California could modify AB 32 to take into account the net benefits from encouraging more migration into the state.
CEQA should also be modified to take into account the climatic benefits of development. Instead of limiting new development unless it encourages significantly less driving than other housing, it should at least make the CEQA “significant threshold” for a new development the same as other states’ VMTs, instead of lower than the already lower VMT in California. Better, the opponents of any particular CEQA report should have to show that the total lifetime GHG effects of new housing development are less than an equivalent development in other states.
Ideally, since California housing today is a clear victory for the climate, all new housing should be exempted from CEQA, which can occasionally take up to thousands upon thousands of pages of wasted paper per project.

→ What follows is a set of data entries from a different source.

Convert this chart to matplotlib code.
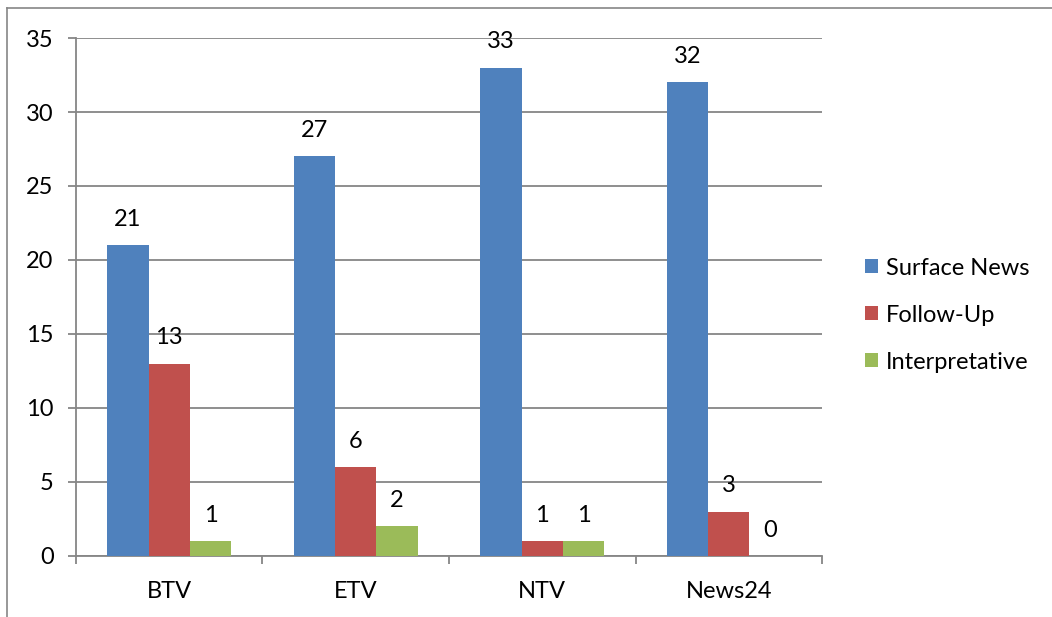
import numpy as np
import matplotlib
matplotlib.use("Agg")
import matplotlib.pyplot as plt
from matplotlib.lines import Line2D

plt.rcParams['font.family'] = ['Lato', 'DejaVu Sans']

channels = ["BTV", "ETV", "NTV", "News24"]
series_names = ["Surface News", "Follow-Up", "Interpretative"]
surface_news = [21, 27, 33, 32]
follow_up = [13, 6, 1, 3]
interpretative = [1, 2, 1, 0]
colors = ["#4f81bd", "#c0504d", "#9bbb59"]

fig = plt.figure(figsize=(10.52, 6.17), dpi=100)
ax = fig.add_axes([0.0722, 0.0989, 0.7092, 0.8395])

x = np.arange(len(channels))
w = 0.222
for k, (vals, name, col) in enumerate(zip([surface_news, follow_up, interpretative], series_names, colors)):
    bars = ax.bar(x + (k - 1) * w, vals, w, color=col, label=name, zorder=3)
    for b, v in zip(bars, vals):
        ax.annotate(str(v), (b.get_x() + b.get_width() / 2, v), xytext=(0, 11),
                    textcoords="offset points", ha="center", va="bottom", fontsize=17)

ax.set_xlim(-0.5, len(channels) - 0.5)
ax.set_ylim(0, 35)
ax.set_yticks(np.arange(0, 36, 5))
ax.yaxis.grid(True, color="#868686", linewidth=1.3, zorder=0)
ax.set_xticks(x)
ax.set_xticklabels(channels, fontsize=17)
ax.set_xticks(np.arange(-0.5, len(channels), 1), minor=True)
ax.tick_params(axis="x", which="major", length=0, pad=18)
ax.tick_params(axis="x", which="minor", length=6, width=1.3, color="#868686")
ax.tick_params(axis="y", length=6, width=1.3, color="#868686", labelsize=17, pad=10)

for s in ["top", "right"]:
    ax.spines[s].set_visible(False)
for s in ["left", "bottom"]:
    ax.spines[s].set_color("#868686")
    ax.spines[s].set_linewidth(1.3)

ax.legend(loc="center left", bbox_to_anchor=(1.045, 0.465), frameon=False, fontsize=17,
          handlelength=0.55, handleheight=0.55, handletextpad=0.35, labelspacing=1.1,
          borderaxespad=0)

# outer chart border (only left and top visible)
fig.add_artist(Line2D([7 / 1052, 7 / 1052], [0, 1 - 8 / 617], color="#868686", lw=1.2))
fig.add_artist(Line2D([7 / 1052, 1], [1 - 8 / 617, 1 - 8 / 617], color="#868686", lw=1.2))

fig.savefig("out.png", dpi=100)
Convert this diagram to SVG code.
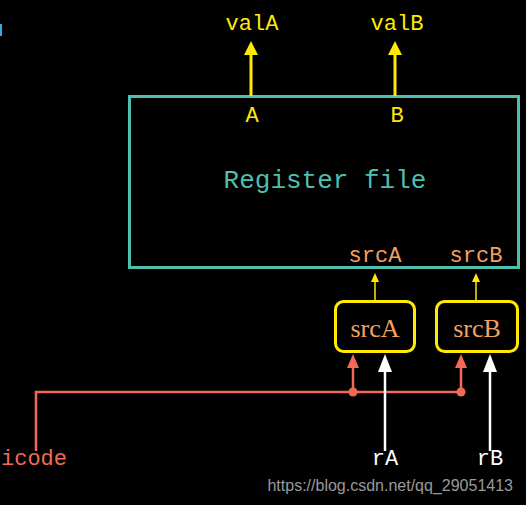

Under this proposal, all new housing developments would still be forced to abide by other green building codes and environmental regulations on habitat preservation and so forth, but they would actually be allowed to be constructed if they met those requirements.
More generally, California cities and counties should open themselves to more development. Instead of using climate as an excuse to drive people away, advocates should use climate arguments to bring more residents into these cities, both in infill areas inside the cities and even in “greenfield” areas on its immediate fringes. Thus every city climate plan should include a description of what it can do to attract more residents, instead of the opposite.
For decades, California has been a leader in environmental laws but a laggard in welcoming new residents. It is time to stop using a false and parochial sense of environmental impact in order to limit growth. The climate change problems we face are global, and California’s environmental laws, and housing policy, must take this into account.